Re: Oops in current tree in i2c
From: Benjamin Tissoires
Date: Mon Oct 29 2018 - 04:36:51 EST
On Sun, Oct 28, 2018 at 11:45 AM Hans de Goede <hdegoede@xxxxxxxxxx> wrote:
> Hi Linus,
> On 27-10-18 18:08, Linus Torvalds wrote:
> > Julian, Jiri,
> > On my laptop I'm getting a kernel page fault with the current git
> > tree, and I'm tentatively blaming commit
> > 9ee3e06610fd ("HID: i2c-hid: override HID descriptors for certain devices")
> > but that's simply because it's the only thing that seems to touch this
> > particular area in this merge window.
> > The oops looks like this:
> > BUG: unable to handle kernel paging request at 000000007a25d598
> > PGD 0 P4D 0
> > Oops: 0000 [#1] SMP PTI
> > CPU: 1 PID: 888 Comm: systemd-udevd Not tainted 4.19.0-07715-g345671ea0f92 #4
> > Hardware name: Dell Inc. XPS 13 9350/09JHRY, BIOS 1.7.0 01/16/2018
> > RIP: 0010:strstr+0x19/0x70
> > where the code disassembly (and the register contents) shows that the
> > wild pointer is the first argument to "strstr()", which just has a
> > bogus value that is not a valid kernel pointer (RDI: 000000007a25d598
> > - which is obviously also the address of the page fault)
> > The call trace is:
> > dmi_matches+0x55/0xc0
> > dmi_first_match+0x26/0x40
> > i2c_hid_get_dmi_i2c_hid_desc_override+0x16/0x40 [i2c_hid]

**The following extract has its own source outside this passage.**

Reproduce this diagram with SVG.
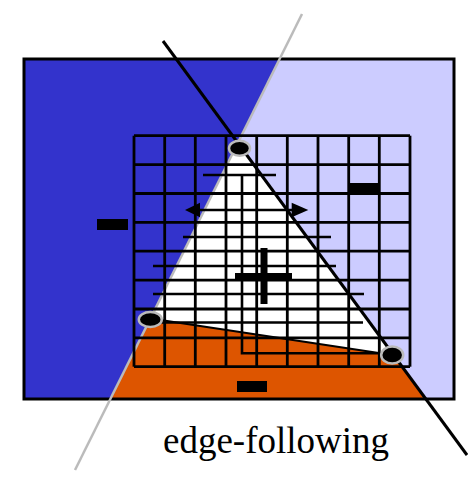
<svg xmlns="http://www.w3.org/2000/svg" width="468" height="483" viewBox="0 0 468 483">
<defs>
<style>
.grid line{stroke:#000;stroke-width:2.8}
.scan line,.scan path{stroke:#000;stroke-width:2.6;fill:none}
.vtx{fill:#000;stroke:#BBBBBB;stroke-width:2.5}
.minus{fill:#000}
</style>
</defs>
<rect width="468" height="483" fill="#fff"/>
<g id="regions">
<rect x="24" y="59" width="430" height="340" fill="#3333CC"/>
<polygon points="279.6,59 454,59 454,399 110.3,399" fill="#CCCCFF"/>
<polygon points="237.8,142.9 150.6,318.5 392,355" fill="#fff"/>
<polygon points="150.6,318.5 392,355 425.8,399 110.3,399" fill="#DD5500"/>
<rect x="24" y="59" width="430" height="340" fill="none" stroke="#000" stroke-width="3"/>
</g>
<g id="edge-lines">
<line x1="302" y1="14" x2="75" y2="470" stroke="#BBBBBB" stroke-width="2.5"/>
</g>
<g id="grid" class="grid">
<line x1="134" y1="135.7" x2="410" y2="135.7"/>
<line x1="134" y1="164.6" x2="410" y2="164.6"/>
<line x1="134" y1="193.5" x2="410" y2="193.5"/>
<line x1="134" y1="222.3" x2="410" y2="222.3"/>
<line x1="134" y1="251.2" x2="410" y2="251.2"/>
<line x1="134" y1="280.1" x2="410" y2="280.1"/>
<line x1="134" y1="309" x2="410" y2="309"/>
<line x1="134" y1="337.8" x2="410" y2="337.8"/>
<line x1="134" y1="366.7" x2="410" y2="366.7"/>
<line x1="134" y1="135.7" x2="134" y2="366.7"/>
<line x1="164.7" y1="135.7" x2="164.7" y2="366.7"/>
<line x1="195.3" y1="135.7" x2="195.3" y2="366.7"/>
<line x1="226" y1="135.7" x2="226" y2="366.7"/>
<line x1="256.7" y1="135.7" x2="256.7" y2="366.7"/>
<line x1="287.3" y1="135.7" x2="287.3" y2="366.7"/>
<line x1="318" y1="135.7" x2="318" y2="366.7"/>
<line x1="348.7" y1="135.7" x2="348.7" y2="366.7"/>
<line x1="379.3" y1="135.7" x2="379.3" y2="366.7"/>
<line x1="410" y1="135.7" x2="410" y2="366.7"/>
</g>
<g id="scanlines" class="scan">
<line x1="203" y1="175" x2="276" y2="175"/>
<line x1="195" y1="210" x2="296" y2="210"/>
<line x1="183" y1="237" x2="331" y2="237"/>
<line x1="153" y1="266" x2="336" y2="266"/>
<line x1="153" y1="294" x2="364" y2="294"/>
<line x1="160" y1="322.5" x2="363" y2="322.5"/>
<path d="M242,175 V353.3 H382"/>
<polygon points="185,210 200,202.7 200,217.3" fill="#000" stroke="none"/>
<polygon points="308.3,210 291.7,202.7 291.7,217.3" fill="#000" stroke="none"/>
</g>
<g id="triangle-edges">
<line x1="150.6" y1="318.5" x2="392" y2="355" stroke="#000" stroke-width="2"/>
<line x1="163" y1="41" x2="467" y2="455" stroke="#000" stroke-width="3"/>
</g>
<g id="vertex-top"><ellipse class="vtx" cx="239.5" cy="148.3" rx="10.5" ry="7.5"/></g>
<g id="vertex-left"><ellipse class="vtx" cx="150.3" cy="319.5" rx="11.5" ry="7.5"/></g>
<g id="vertex-right"><ellipse class="vtx" cx="392.2" cy="355" rx="11" ry="8.5"/></g>
<g id="signs">
<rect class="minus" x="97" y="219" width="31" height="11"/>
<rect class="minus" x="348" y="183" width="32" height="10.5"/>
<rect class="minus" x="237" y="381" width="30" height="11"/>
<rect class="minus" x="235" y="273" width="57" height="6"/>
<rect class="minus" x="260.5" y="248" width="7" height="56"/>
</g>
<text x="163" y="453" font-family="'Liberation Serif', 'Times New Roman', serif" font-size="37" fill="#000">edge-following</text>
</svg>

> > i2c_hid_probe+0x28c/0x760 [i2c_hid]
> > i2c_device_probe+0x1e7/0x260
> > really_probe+0xf8/0x3e0
> > driver_probe_device+0x10f/0x120
> > bus_for_each_drv+0x66/0xb0
> > __device_attach+0xd9/0x150
> > bus_probe_device+0x8a/0xa0
> > device_add+0x48e/0x660
> > i2c_new_device+0x162/0x350
> > which is why I suspect that new i2c_hid_get_dmi_hid_report_desc_override() code.
> > I *think* the problem is that the i2c_hid_dmi_desc_override_table
> > isn't terminated by a NULL entry, and I will test that next.
Thanks for fixing that in master. I should have spotted it while
reviewing the series. My bad.
> Yes that likely is the problem. I already had a bug report from one of the
> Manjaro maintainers who was cherry picking this into the Manjaro kernel.
> So I ran some tests on a laptop of mine which does use i2c-hid but I
> failed to reproduce the issue, so we both (me and the Manjaro maintainer)
> both assumed something went wrong with the backport.
> Both of us seem to have overlooked the missing terminating entry,
> as well as other people involved in the patch.
> > What makes me *very* unhappy about this is that if I'm right, I think
> > it means that code was literally not tested at all by anybody who
> > didn't have one of the entries in that list.
> That is not true, I've hit one of these unterminated dmi lists
> issues before and it depends on what get put in mem directly
> after the list by the linker, bugs caused by this do not always
> reproduce unfortunately.
> And as mentioned I have tested the patch on a machine with an i2c-hid
> touchpad, which is not on the list and I did not hit this problem.
Oh. This explains why I was also sure I tested this on a i2c-hid
laptop without having the oops.
I'll try to setup some automate testing for those also.
> Anyways this is fixed now, thank you for catching this.